--- Stated task ---
Both the line containing "Rebuild this chart" and the line containing "etykiety = ['świadczenia" belong in the copy, as do all lines between them, copied exactly; pictures do not.

Records with drawing code:
-- Start --

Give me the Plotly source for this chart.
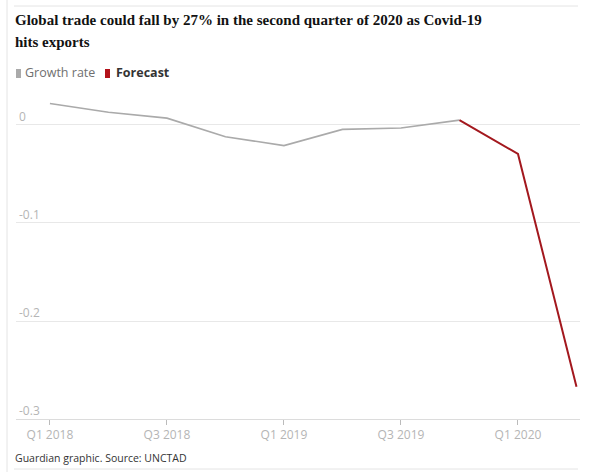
import plotly.graph_objects as go

quarters = ["Q1 2018", "Q2 2018", "Q3 2018", "Q4 2018", "Q1 2019",
            "Q2 2019", "Q3 2019", "Q4 2019", "Q1 2020", "Q2 2020"]
growth_quarters = quarters[:8]
growth_values = [0.022, 0.013, 0.007, -0.012, -0.021, -0.0045, -0.003, 0.005]
forecast_quarters = quarters[7:]
forecast_values = [0.005, -0.0295, -0.267]

x_tick_labels = ["Q1 2018", "Q3 2018", "Q1 2019", "Q3 2019", "Q1 2020"]
y_tick_vals = [0, -0.1, -0.2, -0.3]
y_tick_text = ["0", "-0.1", "-0.2", "-0.3"]

title_lines = ["Global trade could fall by 27% in the second quarter of 2020 as Covid-19",
               "hits exports"]
source_text = "Guardian graphic. Source: UNCTAD"

GREY = "#aaaaaa"
RED = "#a3181e"


def py(p):
    # pixel row -> paper y (plot area spans rows 90..419)
    return (419 - p) / 329


def px(p):
    # pixel column -> paper x (plot area spans columns 16..580)
    return (p - 16) / 564


fig = go.Figure()
fig.add_trace(go.Scatter(x=growth_quarters, y=growth_values, mode="lines",
                         line=dict(color=GREY, width=1.6), name="Growth rate",
                         showlegend=False, hoverinfo="skip"))
fig.add_trace(go.Scatter(x=forecast_quarters, y=forecast_values, mode="lines",
                         line=dict(color=RED, width=2), name="Forecast",
                         showlegend=False, hoverinfo="skip"))

annotations = []
for i, line in enumerate(title_lines):
    annotations.append(dict(
        text="<b>" + line + "</b>", xref="paper", yref="paper",
        x=px(13), y=py(20 + 22 * i), xanchor="left", yanchor="middle",
        align="left", showarrow=False,
        font=dict(family="Liberation Serif", size=15, color="#121212")))
annotations += [
    dict(text="Growth rate", xref="paper", yref="paper",
         x=px(23), y=py(73), xanchor="left", yanchor="middle",
         showarrow=False, font=dict(family="Open Sans", size=12.5, color="#707070")),
    dict(text="<b>Forecast</b>", xref="paper", yref="paper",
         x=px(114), y=py(73), xanchor="left", yanchor="middle",
         showarrow=False, font=dict(family="Open Sans", size=12.5, color="#333333")),
    dict(text=source_text, xref="paper", yref="paper",
         x=px(13), y=py(458), xanchor="left", yanchor="middle",
         showarrow=False, font=dict(family="Open Sans", size=10.5, color="#333333")),
]

fig.update_layout(
    width=600, height=472,
    margin=dict(l=16, r=20, t=90, b=53),
    paper_bgcolor="white", plot_bgcolor="white",
    font=dict(family="Open Sans", size=12, color="#bbbbbb"),
    xaxis=dict(
        type="category", categoryorder="array", categoryarray=quarters,
        range=[-0.58, 9.06],
        tickmode="array", tickvals=x_tick_labels, ticktext=x_tick_labels,
        showgrid=False, zeroline=False,
        showline=True, linecolor="#dcdcdc", linewidth=1,
        ticks="outside", ticklen=5, tickcolor="#bbbbbb", tickwidth=1,
        tickfont=dict(family="Open Sans", size=12, color="#b5b5b5"),
    ),
    yaxis=dict(
        range=[-0.3, 0.0357],
        tickmode="array", tickvals=y_tick_vals, ticktext=y_tick_text,
        showgrid=True, gridcolor="#e8e8e8", gridwidth=1,
        zeroline=False, showline=False, ticks="",
        ticklabelposition="inside top",
        tickfont=dict(family="Open Sans", size=12, color="#b5b5b5"),
    ),
    shapes=[
        dict(type="line", xref="paper", yref="paper", x0=px(7), x1=px(7),
             y0=py(472), y1=py(0), line=dict(color="#e4e4e4", width=1)),
        dict(type="line", xref="paper", yref="paper", x0=px(14), x1=px(578),
             y0=py(6), y1=py(6), line=dict(color="#e4e4e4", width=1)),
        dict(type="line", xref="paper", yref="paper", x0=px(14), x1=px(578),
             y0=py(469), y1=py(469), line=dict(color="#e4e4e4", width=1)),
        dict(type="rect", xref="paper", yref="paper", x0=px(16), x1=px(21),
             y0=py(78), y1=py(69), fillcolor=GREY, line=dict(width=0)),
        dict(type="rect", xref="paper", yref="paper", x0=px(105), x1=px(110),
             y0=py(78), y1=py(69), fillcolor="#b3121a", line=dict(width=0)),
    ],
    annotations=annotations,
)

fig.write_html("out.html")
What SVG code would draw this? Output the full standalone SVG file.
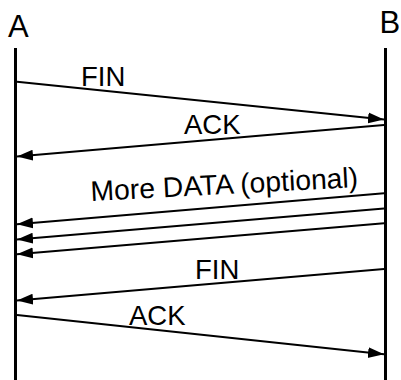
<svg xmlns="http://www.w3.org/2000/svg" width="401" height="380" viewBox="0 0 401 380">
<style>
text{font-family:"Liberation Sans",Arial,sans-serif;fill:#000}
.end{font-size:31px}
.lbl{font-size:27.5px}
.big{font-size:28.3px}
.life{stroke:#000;stroke-width:3;fill:none}
.msg{stroke:#000;stroke-width:2;fill:none;marker-end:url(#ah)}
</style>
<defs>
<marker id="ah" markerUnits="userSpaceOnUse" markerWidth="16" markerHeight="12" refX="16" refY="5.5" orient="auto" viewBox="0 0 16 11">
<path d="M0,0 L16,5.5 L0,11 z" fill="#000"/>
</marker>
</defs>
<g id="nodeA">
<text class="end" x="8" y="37">A</text>
<line class="life" x1="15.5" y1="48" x2="15.5" y2="380"/>
</g>
<g id="nodeB">
<text class="end" x="379.5" y="33">B</text>
<line class="life" x1="385.5" y1="48" x2="385.5" y2="380"/>
</g>
<g id="connectors">
<line class="msg" x1="17" y1="81.7" x2="384" y2="119.5"/>
<line class="msg" x1="384" y1="125" x2="17" y2="156.5"/>
<line class="msg" x1="384" y1="193.3" x2="17" y2="224.3"/>
<line class="msg" x1="384" y1="208.5" x2="17" y2="239.5"/>
<line class="msg" x1="384" y1="223.3" x2="17" y2="254.3"/>
<line class="msg" x1="384" y1="269" x2="17" y2="300.5"/>
<line class="msg" x1="17" y1="315" x2="384" y2="354.3"/>
</g>
<g id="labels">
<text class="lbl" x="81" y="86">FIN</text>
<text class="lbl" x="184" y="134">ACK</text>
<text class="big" x="91" y="201" transform="rotate(-3 91 201)">More DATA (optional)</text>
<text class="lbl" x="195" y="279">FIN</text>
<text class="lbl" x="129" y="325">ACK</text>
</g>
</svg>
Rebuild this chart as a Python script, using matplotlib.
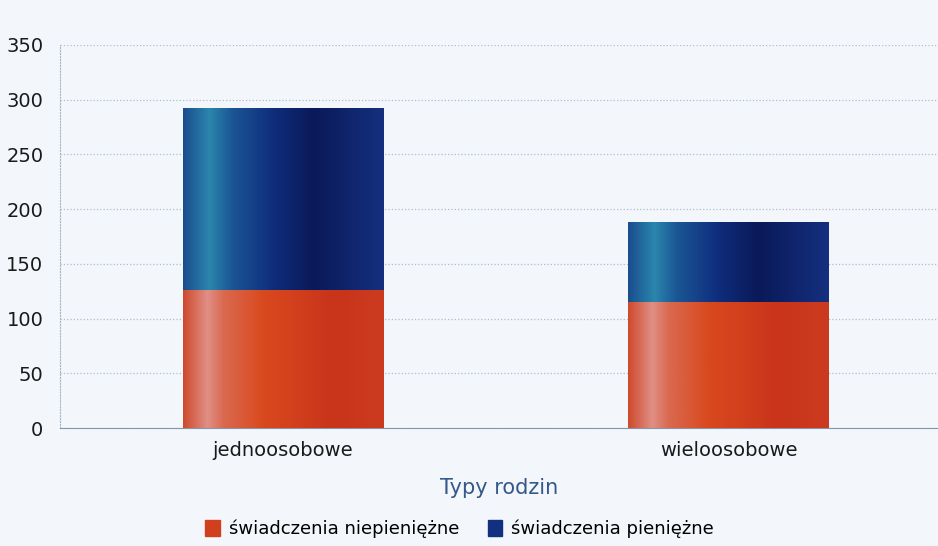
import numpy as np
import matplotlib.pyplot as plt
from matplotlib.colors import LinearSegmentedColormap
from matplotlib.patches import Patch

kategorie = ['jednoosobowe', 'wieloosobowe']
niepieniezne = [126, 115]
pieniezne = [166, 73]
etykiety = ['świadczenia niepieniężne', 'świadczenia pieniężne']

bg = '#f3f7fb'
fig = plt.figure(figsize=(9.38, 5.46), dpi=100, facecolor=bg)
ax = fig.add_axes([0.064, 0.216, 0.936, 0.702])
ax.set_facecolor(bg)

x = np.arange(len(kategorie))
w = 0.45
b1 = ax.bar(x, niepieniezne, w, color='#d0401f', zorder=2)
b2 = ax.bar(x, pieniezne, w, bottom=niepieniezne, color='#123080', zorder=2)

# cylindryczny gradient na slupkach
cm_red = LinearSegmentedColormap.from_list('r', [
    (0, '#cf4a2c'), (0.12, '#e08f86'), (0.2, '#d96a50'),
    (0.4, '#d9491f'), (0.75, '#c9341a'), (1, '#cc3b20')])
cm_blue = LinearSegmentedColormap.from_list('b', [
    (0, '#1a4d8e'), (0.13, '#2b86ad'), (0.24, '#1b5795'),
    (0.45, '#0f2d7c'), (0.65, '#0a1958'), (1, '#15307f')])
grad = np.linspace(0, 1, 256).reshape(1, -1)
for bars, cm in ((b1, cm_red), (b2, cm_blue)):
    for p in bars:
        im = ax.imshow(grad, cmap=cm, aspect='auto', zorder=3,
                       extent=[p.get_x(), p.get_x() + p.get_width(),
                               p.get_y(), p.get_y() + p.get_height()])
        im.set_clip_path(p)

ax.set_xlim(-0.5, 1.47)
ax.set_ylim(0, 350)
ax.set_yticks(np.arange(0, 351, 50))
ax.set_xticks(x)
ax.set_xticklabels(kategorie)
ax.tick_params(axis='both', length=0, labelsize=14, colors='#1a1a1a')
ax.tick_params(axis='y', pad=12)
ax.tick_params(axis='x', pad=9)
ax.yaxis.grid(True, linestyle=':', color='#b0bccb', linewidth=0.9, zorder=0)
for s in ('top', 'right'):
    ax.spines[s].set_visible(False)
ax.spines['left'].set_linestyle(':')
ax.spines['left'].set_color('#a8b5c5')
ax.spines['bottom'].set_color('#8595aa')

ax.set_xlabel('Typy rodzin', fontsize=15, color='#35588a')
ax.xaxis.set_label_coords(0.5, -0.13)

uchwyty = [Patch(color='#d0401f'), Patch(color='#123080')]
fig.legend(uchwyty, etykiety, loc='lower center', ncol=2, frameon=False,
           fontsize=13, bbox_to_anchor=(0.49, -0.015), handlelength=0.8,
           handleheight=1.0, handletextpad=0.5, columnspacing=1.6)

plt.savefig('out.png', dpi=100, facecolor=bg)
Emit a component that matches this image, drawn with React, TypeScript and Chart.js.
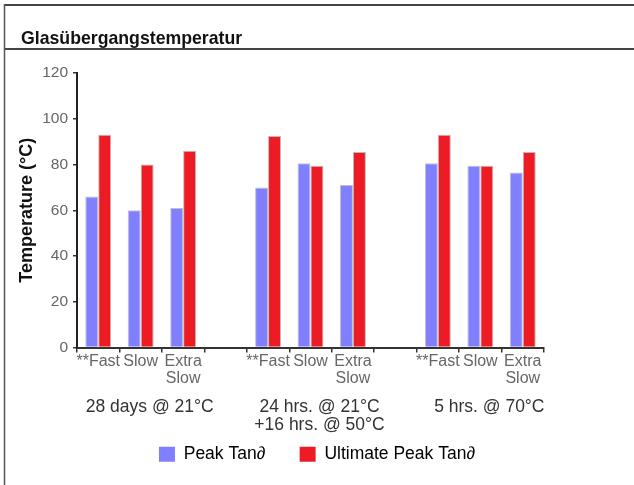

-- End --

--- Exercise result ---
Rebuild this chart as a Python script, using matplotlib.
import numpy as np
import matplotlib.pyplot as plt
from matplotlib.colors import LinearSegmentedColormap
from matplotlib.patches import Patch

kategorie = ['jednoosobowe', 'wieloosobowe']
niepieniezne = [126, 115]
pieniezne = [166, 73]
etykiety = ['świadczenia niepieniężne', 'świadczenia pieniężne']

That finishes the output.